Introducing: Forgive Me
"So excited to finally release our newest album, Forgive Me, to the world. This release was years in the making. Lot's of love, tears, loss and laughter have been captured here through the entire production of this release. It's funny, as these songs came together they began to follow the events of my life. Quite unintentionally actually. It's been such a long time since we last dropped new music on you all and we appreciate you sticking by us as we set out to create something new, innovative and "fresh" while still remaining true to our Wyatts soul. I was really striving to push my songwriting and production skills to new places, exploring new sounds, ideas and themes. I truly hope you enjoy this as much as I had writing and creating this with the boys. Viva Los Wyatts! - Roscoe Wyatt, June 2020
Without further ado, we present- Forgive Me.
THE WYATTS RETURN
There’s good trouble and bad luck. Roughnecks and soft hearts. And tough decisions and easy rides. Over a decade in the making, Forgive Me finds The Wyatts at the crossroads of life and longing, love and failure—with the gleam of hope lighting the way forward.
The seven-track album showcases the band’s signature musical craftsmanship and distinct, soul-grabbing songwriting. It focuses a searing spotlight on the fact that—no matter what we walk away from—we can’t walk away from ourselves.

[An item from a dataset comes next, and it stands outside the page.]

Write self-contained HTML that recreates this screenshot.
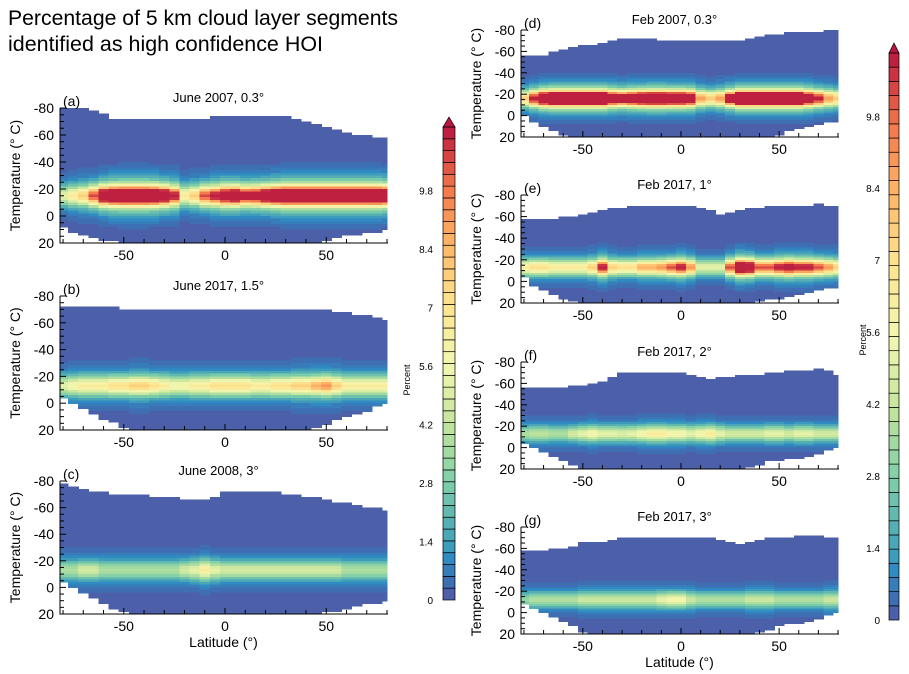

“Home” (Roscoe Wyatt & Warren Sellers)
The first part of life is spent trying to figure it all out. The second part is spent trying to forget all the things we did just trying to figure it all out. “Home” is a heart pounding musical journey that leads us back to where the quest began—the place we call home.
“Everything” (Roscoe Wyatt & Jake Evers)
Forever doesn’t always last forever. And giving everything we have often isn’t enough. Fueled by a broken heart from a broken marriage, “Everything” explores how love can conquer all—except when it can’t.
“You Don’t Have to Say Goodbye” (Roscoe Wyatt)
The end is never easy. And the truth is never simple. In relationships, both sides can be right and still feel wronged. Featuring Nashville artist Taylor Manns, “You Don’t Have to Say Goodbye” is soul and country, current and classic.
“Talking Crazy” (Roscoe Wyatt)
Honkytonk chin wagging get a modern country-pop makeover. This finely crafted tune couples radio catchiness with powerful storytelling for a distinct song that’ll stay with you long after the last note plays.
“Sweetly” (Roscoe Wyatt)
One door closes. Another one opens. From the wreckage of a marriage, a new long distant love affair blooms. And a life is forever changed. With a sweeping string arrangement and driving guitars, “Sweetly” is a testament to longing and love.
“The River” (Roscoe Wyatt, Sherri England Gough, Curtis Marsh)
Born in the woodshed and whittled to perfection over the years, this anthemic cut sparks a feeling of long summer nights with friends, music, a few drinks—and your whole life ahead of you.
“Forgive Me” (Roscoe Wyatt)
It’s time to man up for our mistakes, both past and present. Dedicated to the Monroes, a Navajo family that’s close with the band, the title track examines the injustice and tragedy that is woven through our shared history.
Paved or dirt, straight or twisting, smooth or potholed—the road called life has only one destination: the here and now.
So where the holy heck has The Wyatts’ journey taken them since the release of The Continuing Saga of The Wyatts. Volume One in 2007? All the way from the heart-pumping fast lane of playing in front of large crowds to the sorrowful detour of the untimely passing of the beloved band member Ryan Brunner, aka Kid Clyde.
The band’s travels grew even tougher with the ending of their spiritual leader and songwriter Roscoe Wyatt’s marriage. Tour dates shortened. Time between gigs grew. But the strength of the Wyatts’ love as both a family and a band carried them through.
The boys mustered together and hunkered down, and from 2012-2018 they explored musical genres, styles, textures and motifs, looking for the musical identity that rang true. Their soul searching paid off. They discovered a distinct sound that spoke directly to them—a sound that has come to define who they are.
What followed was an all-out creative hootenanny. The result: Forgive Me, the first of two albums to be released over the next year.
We invite you toss on your boots, dust off your hat, and get ready to do some traveling with us. We got a full tank of gas and the stereo’s tuned to The Wyatts. So call the shotgun seat and climb on in. We can’t say where the trip will take us, but we can promise it’ll be an amazing journey.